Frau Yang hielt instinktiv die Hände ihrer beiden Kinder fest und trat einen Schritt zurück. Sie kannte Tante Ke nicht und fühlte sich überfordert durch deren schnelles Sprechen, sodass sie unsicher war, wie sie reagieren sollte.
In dem Moment, als sie darüber nachdachte, ob sie fliehen sollte, tauchte Gu Yundong auf.
Frau Yang folgte ihr eilig und deutete auf Tante Ke: „Dongdong, sie redet viel."
Gu Yundong drückte beruhigend ihre Hand und sagte leise: „Mutter, das ist Tante Ke. Wir werden vorübergehend bei ihr unterkommen. Sie wird uns nichts tun. Hol erstmal Wasser, damit wir Ah Shu und Keke abwaschen können. Danach können wir in einem weichen Bett schlafen und müssen nicht weiterreisen."
„Wir müssen nicht weiterreisen?" Frau Yang konnte ihre Freude kaum verbergen.
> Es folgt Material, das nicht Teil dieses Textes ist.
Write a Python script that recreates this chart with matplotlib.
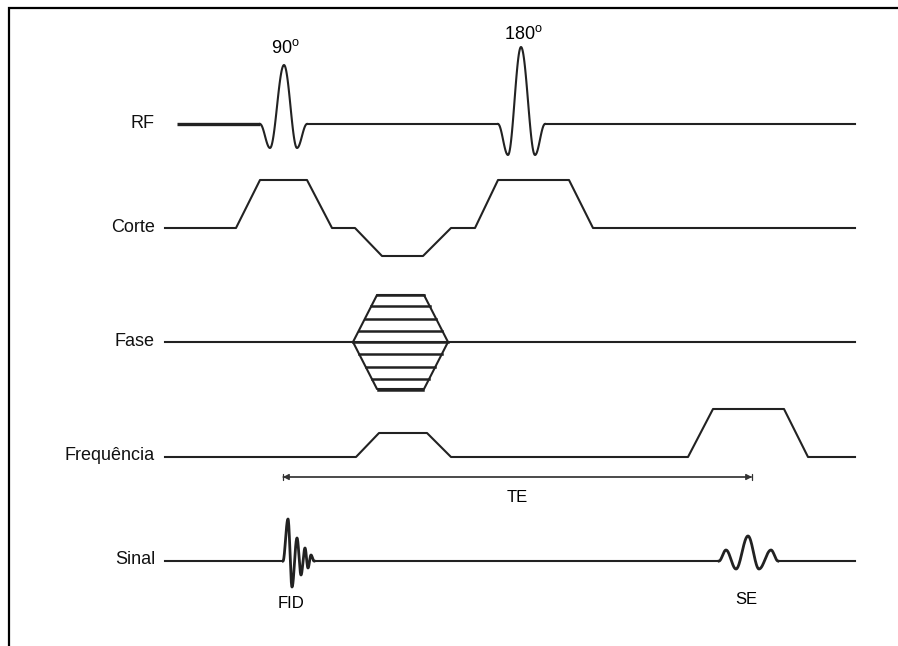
import numpy as np
import matplotlib
matplotlib.use("Agg")
import matplotlib.pyplot as plt

plt.rcParams['font.family'] = ['Liberation Sans', 'DejaVu Sans']
plt.rcParams['mathtext.fontset'] = 'custom'
plt.rcParams['mathtext.rm'] = 'Liberation Sans'

# ---------------- data (in pixel units) ----------------
channel_names = ["RF", "Corte", "Fase", "Frequência", "Sinal"]
channel_baseline = [124, 228, 342, 457, 561]
line_start = [177, 165, 165, 165, 165]
line_end = 855

# RF: sinc-like pulses, extrema positions and amplitudes (px, up = positive)
pulse90_x = [260, 270, 284, 297, 307]
pulse90_amp = [0, -24, 59, -24, 0]
pulse180_x = [498, 508, 521, 535, 545]
pulse180_amp = [0, -31, 77, -31, 0]
pulse_labels = ["90$^\\mathregular{o}$", "180$^\\mathregular{o}$"]

# Slice-select gradient (Corte)
corte_x = [165, 236, 260, 307, 332, 355, 382, 423, 451, 475, 498, 569, 593, 855]
corte_amp = [0, 0, 48, 48, 0, 0, -28, -28, 0, 0, 48, 48, 0, 0]

# Phase-encoding table (Fase): hexagon outline and step amplitudes
fase_hex_x = [353, 377, 424, 448]
fase_hex_amp = 47
fase_steps = [47, 36, 23, 11, 0, -12, -25, -37, -48]

# Frequency-encoding gradient (Frequência)
freq_x = [165, 356, 379, 427, 451, 688, 713, 784, 808, 855]
freq_amp = [0, 0, 24, 24, 0, 0, 48, 48, 0, 0]

# Signal: FID and spin echo extrema
fid_x = [283, 288, 292, 297, 301, 305, 308, 311, 314]
fid_amp = [0, 42, -26, 23, -14, 13, -7, 6, 0]
se_x = [719, 726, 736, 748, 759, 771, 778]
se_amp = [0, 11, -8, 25, -8, 11, 0]

te_range = [283, 752]
te_y = 477

# ---------------- drawing ----------------
LC = '#222222'
LW = 1.5


def smooth(xs, amps, n=30):
    """Draw smooth half-cosine arcs between successive extrema."""
    X, Y = [], []
    for i in range(len(xs) - 1):
        t = np.linspace(0, 1, n)
        X.extend(xs[i] + (xs[i + 1] - xs[i]) * t)
        Y.extend(amps[i] + (amps[i + 1] - amps[i]) * (1 - np.cos(np.pi * t)) / 2)
    return np.array(X), np.array(Y)


fig = plt.figure(figsize=(8.98, 6.46), dpi=100)
ax = fig.add_axes([0, 0, 1, 1])
ax.set_xlim(0, 898)
ax.set_ylim(646, 0)
ax.axis('off')

# frame
ax.plot([9, 9, 910], [660, 8, 8], color='black', lw=1.6, solid_joinstyle='miter')

# labels
for name, yb in zip(channel_names, channel_baseline):
    ax.text(155, yb - 1, name, ha='right', va='center',
            fontsize=13, color='#111111')

# RF
b = channel_baseline[0]
ax.plot([line_start[0], pulse90_x[0]], [b, b], color=LC, lw=2.4, solid_capstyle='butt')
px, py = smooth(pulse90_x, pulse90_amp)
ax.plot(px, b - py, color=LC, lw=LW)
ax.plot([pulse90_x[-1], pulse180_x[0]], [b, b], color=LC, lw=LW)
px, py = smooth(pulse180_x, pulse180_amp)
ax.plot(px, b - py, color=LC, lw=LW)
ax.plot([pulse180_x[-1], line_end], [b, b], color=LC, lw=LW)
ax.text(pulse90_x[2] + 1, 48, pulse_labels[0], ha='center', va='center', fontsize=13)
ax.text(pulse180_x[2] + 2, 34, pulse_labels[1], ha='center', va='center', fontsize=13)

# Corte
b = channel_baseline[1]
ax.plot(corte_x, [b - a for a in corte_amp], color=LC, lw=LW)

# Fase
b = channel_baseline[2]
ax.plot([line_start[2], line_end], [b, b], color=LC, lw=LW)
hx = [fase_hex_x[0], fase_hex_x[1], fase_hex_x[2], fase_hex_x[3], fase_hex_x[2], fase_hex_x[1], fase_hex_x[0]]
hy = [b, b - fase_hex_amp, b - fase_hex_amp, b, b + fase_hex_amp, b + fase_hex_amp, b]
ax.plot(hx, hy, color=LC, lw=LW)
slope = (fase_hex_x[1] - fase_hex_x[0]) / fase_hex_amp
for s in fase_steps:
    off = abs(s) * slope
    ax.plot([fase_hex_x[0] + off, fase_hex_x[3] - off], [b - s, b - s], color=LC, lw=1.8)

# Frequência
b = channel_baseline[3]
ax.plot(freq_x, [b - a for a in freq_amp], color=LC, lw=LW)

# TE arrow
ax.annotate('', xy=(te_range[0], te_y), xytext=(te_range[1], te_y),
            arrowprops=dict(arrowstyle='<|-|>,head_length=0.35,head_width=0.18',
                            color='#333333', lw=0.9, shrinkA=0, shrinkB=0))
ax.annotate('', xy=(te_range[0], te_y), xytext=(te_range[1], te_y),
            arrowprops=dict(arrowstyle='|-|,widthA=0.25,widthB=0.25',
                            color='#333333', lw=0.9, shrinkA=0, shrinkB=0))
ax.text(sum(te_range) / 2, te_y + 20, "TE", ha='center', va='center', fontsize=12)

# Sinal
b = channel_baseline[4]
ax.plot([line_start[4], fid_x[0]], [b, b], color=LC, lw=LW)
sx, sy = smooth(fid_x, fid_amp)
ax.plot(sx, b - sy, color=LC, lw=2.0)
ax.plot([fid_x[-1], se_x[0]], [b, b], color=LC, lw=LW)
sx, sy = smooth(se_x, se_amp)
ax.plot(sx, b - sy, color=LC, lw=2.0)
ax.plot([se_x[-1], line_end], [b, b], color=LC, lw=LW)
ax.text(291, 604, "FID", ha='center', va='center', fontsize=12)
ax.text(746, 600, "SE", ha='center', va='center', fontsize=12)

fig.savefig("out.png", dpi=100)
Gu Yundong nickte ihr zu und sah zu, wie ihre Mutter aufgeregt loslief, um Wasser zu holen. Dann wandte sie sich Tante Ke zu, die sie musternd betrachtete: „Tante Ke, mein Name ist Gu Yundong. Dies sind drei Tael Silber. Ich fürchte, dass wir Sie in nächster Zeit etwas beanspruchen werden. Meine Mutter ist in einer speziellen Verfassung. Wenn man zu viel auf einmal mit ihr spricht, kann sie panisch werden. Bitte nehmen Sie Rücksicht darauf."
Tante Ke war überrascht. Aus Gu Yundongs Worten und ihrem Auftreten war nicht die Schüchternheit eines Landmädchens zu erkennen. Sie schien die Welt gesehen zu haben.
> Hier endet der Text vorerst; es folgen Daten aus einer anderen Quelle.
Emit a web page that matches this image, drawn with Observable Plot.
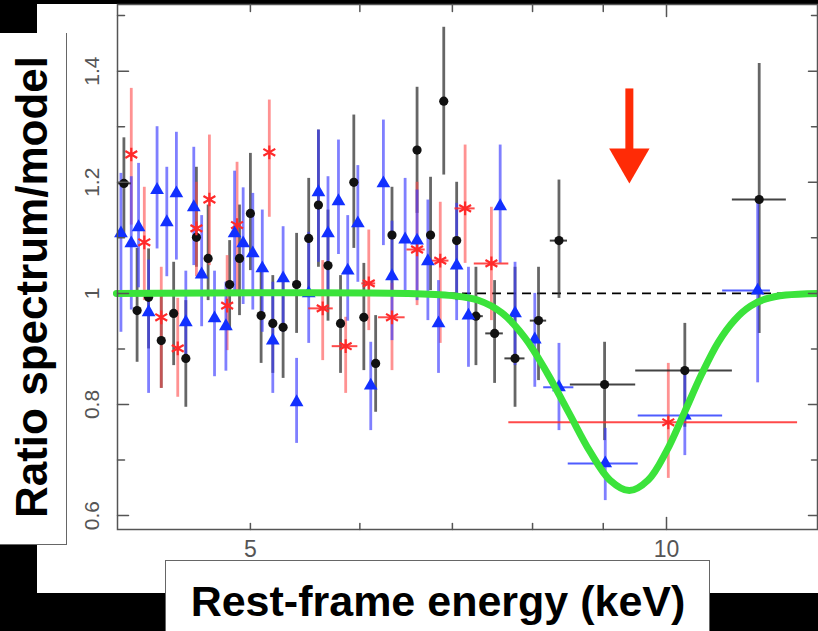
<!DOCTYPE html>
<html><head><meta charset="utf-8">
<script src="https://cdn.jsdelivr.net/npm/d3@7"></script>
<script src="https://cdn.jsdelivr.net/npm/@observablehq/plot@0.6"></script>
<style>
html,body{margin:0;padding:0;background:#000;}
#wrap{position:relative;width:818px;height:631px;background:#000;overflow:hidden;font-family:"Liberation Sans",Arial,Helvetica,sans-serif;}
#panel{position:absolute;left:37px;top:4px;width:781px;height:589px;background:#fff;}
#chart{position:absolute;left:0;top:0;}
#ybox{position:absolute;left:0;top:33px;width:66px;height:511px;background:#fff;border-right:1.5px solid #666;border-bottom:1.5px solid #666;}
#ylab{position:absolute;left:32px;top:254px;transform:translate(-50%,-50%) rotate(-90deg);white-space:nowrap;font-weight:bold;font-size:44px;line-height:1;color:#000;}
#xbox{position:absolute;left:165px;top:560px;width:543px;height:80px;background:#fff;border:1.5px solid #666;}
#xlab{position:absolute;left:272px;top:19px;transform:translateX(-50%);white-space:nowrap;font-weight:bold;font-size:43px;line-height:1;color:#000;}
</style></head>
<body>
<div id="wrap">
  <div id="panel"></div>
  <div id="chart"></div>
  <div id="ybox"><div id="ylab">Ratio spectrum/model</div></div>
  <div id="xbox"><div id="xlab">Rest-frame energy (keV)</div></div>
</div>
<script>
// ---- data: [energy keV, ratio, ratioLow, ratioHigh, energyLow, energyHigh] ----
const blackPts = [
  [4.05, 1.198, 1.10, 1.28, 4.01, 4.10],
  [4.14, 0.969, 0.876, 1.081],
  [4.22, 0.993, 0.90, 1.08],
  [4.31, 0.915, 0.829, 1.005],
  [4.40, 0.964, 0.870, 1.056],
  [4.49, 0.883, 0.795, 0.987],
  [4.57, 1.101, 1.047, 1.227],
  [4.66, 1.063, 0.987, 1.159],
  [4.83, 1.016, 0.933, 1.095],
  [4.91, 1.063, 0.960, 1.159],
  [5.00, 1.144, 1.041, 1.252],
  [5.09, 0.960, 0.874, 1.041],
  [5.19, 0.946, 0.856, 1.032],
  [5.28, 0.939, 0.847, 1.023],
  [5.40, 1.016, 0.928, 1.108],
  [5.51, 1.099, 1.005, 1.207],
  [5.60, 1.159, 1.047, 1.294],
  [5.69, 1.050, 0.950, 1.150],
  [5.81, 0.946, 0.856, 1.032],
  [5.94, 1.200, 1.081, 1.321],
  [6.04, 0.957, 0.861, 1.054],
  [6.16, 0.874, 0.786, 0.960],
  [6.33, 1.105, 1.005, 1.191],
  [6.60, 1.258, 1.144, 1.371],
  [6.75, 1.105, 1.005, 1.209],
  [6.90, 1.346, 1.213, 1.479],
  [7.05, 1.095, 0.987, 1.200],
  [7.28, 0.959, 0.870, 1.047, 7.19, 7.37],
  [7.51, 0.928, 0.838, 1.023, 7.40, 7.62],
  [7.77, 0.883, 0.795, 1.047, 7.64, 7.90],
  [8.08, 0.951, 0.843, 1.047, 7.97, 8.19],
  [8.36, 1.095, 0.991, 1.204, 8.24, 8.48],
  [9.02, 0.836, 0.735, 0.912, 8.52, 9.50],
  [10.31, 0.861, 0.759, 0.946, 9.50, 11.16],
  [11.67, 1.169, 0.928, 1.414, 11.16, 12.21]
];
const redPts = [
  [4.10, 1.250, 1.123, 1.369],
  [4.19, 1.092, 0.987, 1.191],
  [4.31, 0.957, 0.829, 1.047],
  [4.43, 0.901, 0.813, 0.991],
  [4.57, 1.117, 1.030, 1.200],
  [4.67, 1.169, 1.050, 1.285],
  [4.81, 0.978, 0.897, 1.068],
  [4.89, 1.123, 1.005, 1.236],
  [5.16, 1.254, 1.137, 1.348],
  [5.64, 0.973, 0.879, 1.059, 5.51, 5.74],
  [5.86, 0.905, 0.820, 0.957, 5.73, 5.98],
  [6.09, 1.018, 0.933, 1.114, 6.02, 6.16],
  [6.33, 0.957, 0.861, 1.018, 6.19, 6.47],
  [6.60, 1.079, 0.978, 1.200, 6.49, 6.69],
  [6.86, 1.059, 0.910, 1.164, 6.76, 6.96],
  [7.15, 1.153, 1.054, 1.267, 7.03, 7.27],
  [7.47, 1.054, 0.951, 1.155, 7.26, 7.69],
  [10.03, 0.768, 0.667, 0.874, 7.69, 12.44]
];
const bluePts = [
  [4.03, 1.108, 0.93, 1.216],
  [4.10, 1.090, 0.97, 1.21],
  [4.15, 1.119, 1.01, 1.234],
  [4.22, 0.966, 0.82, 1.06],
  [4.28, 1.186, 1.08, 1.30],
  [4.35, 1.128, 1.03, 1.227],
  [4.42, 1.180, 1.06, 1.29],
  [4.49, 0.948, 0.88, 1.04],
  [4.55, 1.155, 1.05, 1.263],
  [4.61, 1.034, 0.94, 1.14],
  [4.71, 0.955, 0.85, 1.04],
  [4.80, 0.941, 0.86, 1.02],
  [4.87, 1.108, 1.005, 1.22],
  [4.94, 1.090, 0.98, 1.19],
  [5.02, 1.072, 0.97, 1.18],
  [5.10, 1.045, 0.93, 1.15],
  [5.19, 0.915, 0.82, 1.02],
  [5.28, 1.027, 0.93, 1.12],
  [5.40, 0.804, 0.73, 0.883],
  [5.51, 1.000, 0.91, 1.11],
  [5.60, 1.182, 1.056, 1.294],
  [5.69, 1.108, 1.005, 1.21],
  [5.79, 1.166, 1.07, 1.276],
  [5.88, 1.041, 0.95, 1.14],
  [5.98, 1.126, 1.02, 1.23],
  [6.11, 0.834, 0.753, 0.912],
  [6.24, 1.198, 1.086, 1.312],
  [6.33, 1.031, 0.915, 1.13],
  [6.47, 1.097, 0.996, 1.207],
  [6.60, 1.095, 0.987, 1.186],
  [6.72, 1.058, 0.951, 1.168],
  [6.84, 0.946, 0.856, 1.023],
  [7.05, 1.050, 0.951, 1.162],
  [7.19, 0.960, 0.867, 1.047],
  [7.58, 1.157, 1.054, 1.267],
  [7.77, 0.964, 0.870, 1.056],
  [8.03, 0.917, 0.831, 1.000],
  [8.36, 0.831, 0.753, 0.910, 8.15, 8.57],
  [9.03, 0.694, 0.627, 0.757, 8.49, 9.54],
  [10.31, 0.780, 0.708, 0.856, 9.54, 10.98],
  [11.64, 1.005, 0.839, 1.170, 10.98, 11.89]
];
// model curve
const modelE = [4.0, 6.5, 7.0, 7.3, 7.6, 7.9, 8.2, 8.5, 8.8, 9.1, 9.4, 9.7, 10.0, 10.3, 10.6, 10.9, 11.2, 11.5, 11.8, 12.2, 12.86];
const modelR = [1.0, 1.0, 0.996, 0.988, 0.965, 0.920, 0.856, 0.785, 0.716, 0.664, 0.645, 0.664, 0.716, 0.785, 0.854, 0.912, 0.952, 0.977, 0.990, 0.997, 1.0];
// axis ticks
const xLabelTicks = [5, 10];
const xMinorTicks = [5, 6, 7, 8, 9];
const xMajorTicks = [10];
const yLabelTicks = [0.6, 0.8, 1, 1.2, 1.4];
const yMinorTicks = [0.7, 0.9, 1.1, 1.3, 1.5];
const refLine = [1];
// arrow annotation: energy, shaft top, head centre
const arrowE = [9.4];
const arrowTop = [1.368];
const arrowHead = [1.24];

const rows = pts => pts.map(([e, r, lo, hi, elo, ehi]) => ({e, r, lo, hi, elo, ehi}));
const black = rows(blackPts), red = rows(redPts), blue = rows(bluePts);
const model = modelE.map((e, i) => ({e, r: modelR[i]}));
const arrow = arrowE.map((e, i) => ({e, top: arrowTop[i], head: arrowHead[i]}));

const C = {black: "#111", red: "#ff2a2a", blue: "#1230ff", green: "#3be33b", arrow: "#ff2b06", axis: "#555"};

const tickShape = {draw(ctx, l) { ctx.moveTo(0, 0); ctx.lineTo(0, -l); }};
const tickMark = (data, side, len) => Plot.vector(data, {
  [side === "left" || side === "right" ? "y" : "x"]: d => d,
  frameAnchor: side,
  rotate: {left: 90, right: -90, bottom: 0, top: 180}[side],
  length: len, anchor: "start", shape: tickShape,
  stroke: C.axis, strokeWidth: 1.5
});
const triDown = {draw(ctx, size) {
  const y = Math.sqrt(size / (3 * Math.sqrt(3)));
  ctx.moveTo(0, 2 * y); ctx.lineTo(-Math.sqrt(3) * y, -y); ctx.lineTo(Math.sqrt(3) * y, -y); ctx.closePath();
}};

const errV = (data, color, op) => Plot.ruleX(data, {x: "e", y1: "lo", y2: "hi", stroke: color, strokeWidth: 2.8, strokeOpacity: op});
const errH = (data, color) => Plot.ruleY(data.filter(d => d.elo != null), {y: "r", x1: "elo", x2: "ehi", stroke: color, strokeWidth: 2, strokeOpacity: 0.85});

const chart = Plot.plot({
  width: 818, height: 631,
  marginLeft: 117, marginRight: 1, marginTop: 4, marginBottom: 102,
  style: {background: "transparent", fontFamily: "'Liberation Sans', Arial, sans-serif"},
  x: {type: "log", domain: [4.007, 12.86]},
  y: {domain: [0.575, 1.52]},
  marks: [
    Plot.ruleY(refLine, {stroke: "#000", strokeWidth: 1.6, strokeDasharray: "9,6"}),
    errV(black, "#333", 0.75), errV(red, "#ff4a4a", 0.6), errV(blue, "#3a3aff", 0.65),
    errH(black, "#222"), errH(red, "#ff2a2a"), errH(blue, "#3040ff"),
    Plot.dot(black, {x: "e", y: "r", r: 4.6, fill: C.black}),
    Plot.dot(red, {x: "e", y: "r", r: 6.5, symbol: "asterisk", stroke: C.red, strokeWidth: 2.2}),
    Plot.dot(blue, {x: "e", y: "r", r: 5.1, symbol: "triangle", fill: C.blue}),
    Plot.line(model, {x: "e", y: "r", stroke: C.green, strokeWidth: 7, curve: "catmull-rom"}),
    Plot.ruleX(arrow, {x: "e", y1: "top", y2: "head", stroke: C.arrow, strokeWidth: 8}),
    Plot.dot(arrow, {x: "e", y: "head", r: 15, symbol: triDown, fill: C.arrow, stroke: "none"}),
    Plot.frame({stroke: C.axis, strokeWidth: 1.5}),
    tickMark(xMinorTicks, "bottom", 6), tickMark(xMajorTicks, "bottom", 12),
    tickMark(xMinorTicks, "top", 7), tickMark(xMajorTicks, "top", 12),
    tickMark(yLabelTicks, "left", 11), tickMark(yMinorTicks, "left", 7),
    tickMark(yLabelTicks, "right", 9), tickMark(yMinorTicks, "right", 6),
    Plot.axisX(xLabelTicks, {anchor: "bottom", tickSize: 0, tickPadding: 11, fontSize: 23, color: C.axis, tickFormat: d => String(d)}),
    Plot.axisY(yLabelTicks, {anchor: "left", tickSize: 0, tickPadding: 19, tickRotate: -90, fontSize: 21, color: C.axis, tickFormat: d => String(d)})
  ]
});
document.getElementById("chart").appendChild(chart);
</script>
</body></html>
Sie nahm das Silber und nickte knapp: „Du wirkst vernünftig. Nicht schlecht. Solange deine Mutter arbeiten kann und sich gut um dich kümmert, ohne dass ich eingreifen muss, ist alles in Ordnung. Was dich betrifft..."
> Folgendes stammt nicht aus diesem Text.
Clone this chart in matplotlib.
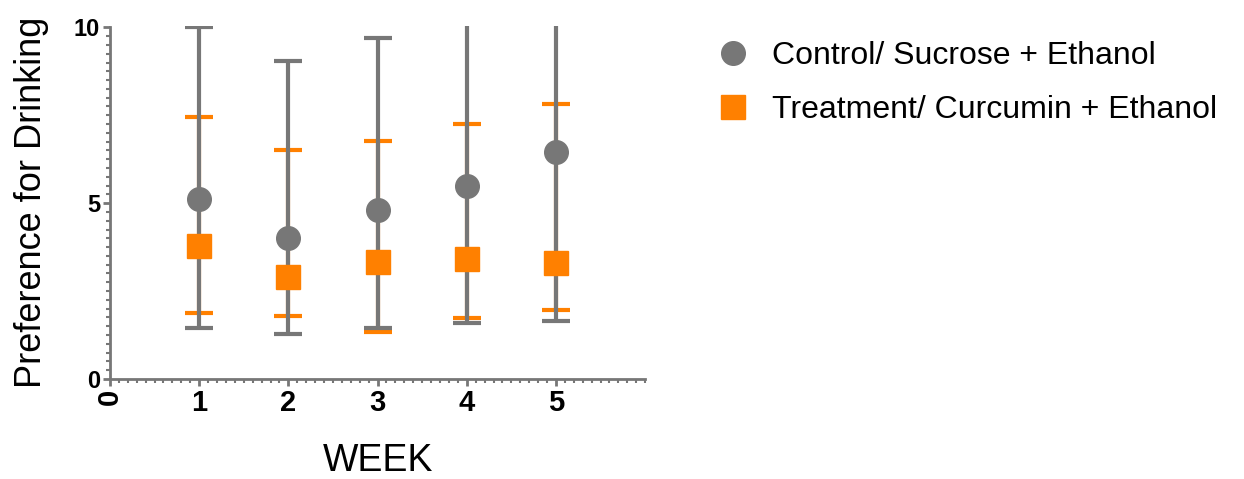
import numpy as np
import matplotlib.pyplot as plt
from matplotlib.lines import Line2D
from matplotlib.ticker import MultipleLocator

plt.rcParams['font.family'] = ['Liberation Sans', 'DejaVu Sans']

weeks = [1, 2, 3, 4, 5]

# Control / Sucrose + Ethanol
ctrl_mean = [5.11, 4.00, 4.80, 5.48, 6.46]
ctrl_low = [1.46, 1.29, 1.46, 1.60, 1.66]
ctrl_high = [10.0, 9.05, 9.70, 10.6, 11.2]

# Treatment / Curcumin + Ethanol
trt_mean = [3.77, 2.91, 3.34, 3.40, 3.31]
trt_low = [1.89, 1.80, 1.34, 1.74, 1.97]
trt_high = [7.46, 6.51, 6.77, 7.26, 7.83]

gray = '#777777'
orange = '#ff8000'

fig = plt.figure(figsize=[12.44, 4.79], dpi=100)
ax = fig.add_axes([0.0884, 0.2088, 0.4302, 0.7370])

t_err = [np.array(trt_mean) - np.array(trt_low), np.array(trt_high) - np.array(trt_mean)]
c_err = [np.array(ctrl_mean) - np.array(ctrl_low), np.array(ctrl_high) - np.array(ctrl_mean)]

ax.errorbar(weeks, trt_mean, yerr=t_err, fmt='none', ecolor=orange, elinewidth=3,
            capsize=10, capthick=3, zorder=2)
ax.errorbar(weeks, ctrl_mean, yerr=c_err, fmt='none', ecolor=gray, elinewidth=3,
            capsize=10, capthick=3, zorder=3)
ax.plot(weeks, ctrl_mean, 'o', color=gray, markersize=17, linestyle='none', zorder=4)
ax.plot(weeks, trt_mean, 's', color=orange, markersize=17, linestyle='none', zorder=5)

ax.set_xlim(0, 6)
ax.set_ylim(0, 10.04)
ax.set_xticks([0, 1, 2, 3, 4, 5])
ax.set_xticklabels(['0', '1', '2', '3', '4', '5'], fontsize=21, fontweight='bold')
ax.get_xticklabels()[0].set_rotation(90)
ax.set_yticks([0, 5, 10])
ax.set_yticklabels(['0', '5', '10'], fontsize=17, fontweight='bold')
ax.xaxis.set_minor_locator(MultipleLocator(0.1))
ax.yaxis.set_minor_locator(MultipleLocator(0.25))
ax.tick_params(axis='both', which='major', length=5, width=2, color=gray, pad=2)
ax.tick_params(axis='both', which='minor', length=3, width=1.5, color=gray)

for side in ['top', 'right']:
    ax.spines[side].set_visible(False)
for side in ['left', 'bottom']:
    ax.spines[side].set_color(gray)
    ax.spines[side].set_linewidth(2)
ax.spines['left'].set_bounds(0, 10)

ax.set_xlabel('WEEK', fontsize=27, labelpad=19)
ax.set_ylabel('Preference for Drinking', fontsize=26, labelpad=18)

handles = [
    Line2D([], [], marker='o', color=gray, markersize=17, linestyle='none'),
    Line2D([], [], marker='s', color=orange, markersize=17, linestyle='none'),
]
fig.legend(handles, ['Control/ Sucrose + Ethanol', 'Treatment/ Curcumin + Ethanol'],
           loc='upper left', bbox_to_anchor=(0.551, 0.975), frameon=False,
           fontsize=23, handletextpad=0.6, labelspacing=0.75, handlelength=1.2)

fig.savefig('out.png', dpi=100)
Nie Cong, sichtlich besorgt, fiel ihr ins Wort: „Tante, ich benötige die Hilfe von Fräulein Gu für eine Angelegenheit. Bitte kümmern Sie sich zuerst um ihre Familie. Später kaufe ich Ihnen einen Hibiskuskuchen."
„Tunichtgut, mach schon, geh!" Sie schien genervt von ihrer eigenen Geschwätzigkeit zu sein.
Nie Cong lächelte und führte Gu Yundong schnell weg, nachdem sie ihr Gespräch beendet hatte. Zuerst brachte er sie ins Teehaus, wo Gu Yundong noch immer die Kleidung vom Fluchtweg trug und verschmutzt wirkte. Ohne ihn hätten sie sie dort nicht eingelassen.
Er bat sie, im Privatzimmer zu warten, ging dann zum Amt und holte einen Soldaten, der die Banditen gesehen hatte.
Als er zurückkehrte, hatte er auch ein komplettes Schreibset dabei.
Gu Yundong nahm nur das Papier und bat den Kellner um einen Kohlestift.
Nie Cong war verwirrt und fragte taktvoll: „Bist du nicht an einen Pinsel gewöhnt?" Wie konnte er nur vergessen, dass ein Mädchen vom Land wahrscheinlich nie zur Schule gegangen war?
Gu Yundong verdrehte die Augen. „Gut, beschreib mir zunächst, wie der Bandit aussah. Seine Augen, Nase, Mund und Gesicht. Sei so detailliert wie möglich."